** START **

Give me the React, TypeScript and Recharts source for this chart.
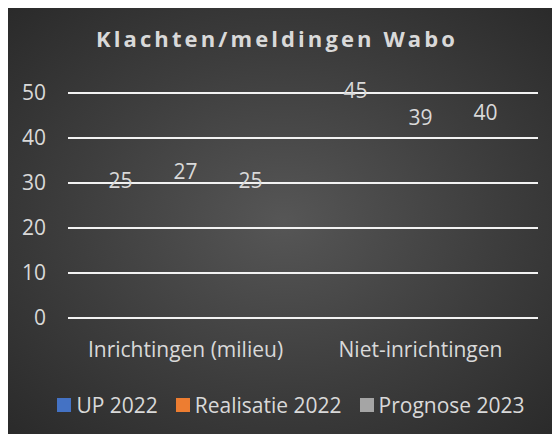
import React from "react";
import { BarChart, Bar, XAxis, YAxis, CartesianGrid, LabelList, Legend } from "recharts";

const categories = ["Inrichtingen (milieu)", "Niet-inrichtingen"];
const up2022 = [25, 45];
const realisatie2022 = [27, 39];
const prognose2023 = [25, 40];
const seriesNames = ["UP 2022", "Realisatie 2022", "Prognose 2023"];
const seriesColors = ["#4472c4", "#ed7d31", "#a5a5a5"];
const yTicks = [0, 10, 20, 30, 40, 50];

const data = categories.map((c, i) => ({
  name: c,
  s0: up2022[i],
  s1: realisatie2022[i],
  s2: prognose2023[i],
}));

const FONT = "'Open Sans', sans-serif";
const TXT = "#d9d9d9";
const FS = 21;

const LegendContent = () => (
  <div style={{ display: "flex", justifyContent: "center", alignItems: "center", fontFamily: FONT, fontSize: FS, color: TXT, lineHeight: "26px", paddingLeft: 14 }}>
    {seriesNames.map((n, i) => (
      <span key={n} style={{ display: "inline-flex", alignItems: "center", marginRight: i < 2 ? 18 : 0 }}>
        <span style={{ width: 14, height: 14, background: seriesColors[i], display: "inline-block", marginRight: 5 }} />
        {n}
      </span>
    ))}
  </div>
);

export default function App() {
  return (
    <div
      style={{
        position: "relative",
        width: 552,
        height: 426,
        background: "radial-gradient(ellipse at 50% 50%, #565656 0%, #3d3d3d 55%, #2a2a2a 100%)",
        overflow: "hidden",
      }}
    >
      <div
        style={{
          position: "absolute",
          top: 15,
          left: -7,
          width: 552,
          textAlign: "center",
          fontFamily: FONT,
          fontSize: 22,
          fontWeight: 700,
          letterSpacing: 3.1,
          color: TXT,
        }}
      >
        Klachten/meldingen Wabo
      </div>
      <BarChart
        width={552}
        height={426}
        data={data}
        margin={{ top: 85, right: 22, left: 0, bottom: 40 }}
        barCategoryGap={20}
        barGap={0}
      >
        <CartesianGrid horizontal vertical={false} stroke="#f2f2f2" strokeWidth={2} />
        <XAxis
          dataKey="name"
          axisLine={false}
          tickLine={false}
          tick={{ fill: TXT, fontSize: FS, fontFamily: FONT }}
          tickMargin={18}
          height={50}
        />
        <YAxis
          domain={[0, 50]}
          ticks={yTicks}
          axisLine={false}
          tickLine={false}
          tick={{ fill: TXT, fontSize: FS, fontFamily: FONT }}
          tickMargin={16}
          width={60}
        />
        <Legend
          content={<LegendContent />}
          wrapperStyle={{ position: "absolute", top: 384, left: 0, width: 552, height: 26 }}
        />
        {["s0", "s1", "s2"].map((k, i) => (
          <Bar key={k} dataKey={k} name={seriesNames[i]} fill={seriesColors[i]} fillOpacity={0} isAnimationActive={false}>
            <LabelList dataKey={k} position="top" offset={18} fill={TXT} fontSize={FS} fontFamily={FONT} />
          </Bar>
        ))}
      </BarChart>
    </div>
  );
}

** END **

From the first line above through the line containing "const FS = 21;", copy everything exactly, without the pictures.

Give me the React, TypeScript and Recharts source for this chart.
import React from "react";
import { BarChart, Bar, XAxis, YAxis, CartesianGrid, LabelList, Legend } from "recharts";

const categories = ["Inrichtingen (milieu)", "Niet-inrichtingen"];
const up2022 = [25, 45];
const realisatie2022 = [27, 39];
const prognose2023 = [25, 40];
const seriesNames = ["UP 2022", "Realisatie 2022", "Prognose 2023"];
const seriesColors = ["#4472c4", "#ed7d31", "#a5a5a5"];
const yTicks = [0, 10, 20, 30, 40, 50];

const data = categories.map((c, i) => ({
  name: c,
  s0: up2022[i],
  s1: realisatie2022[i],
  s2: prognose2023[i],
}));

const FONT = "'Open Sans', sans-serif";
const TXT = "#d9d9d9";
const FS = 21;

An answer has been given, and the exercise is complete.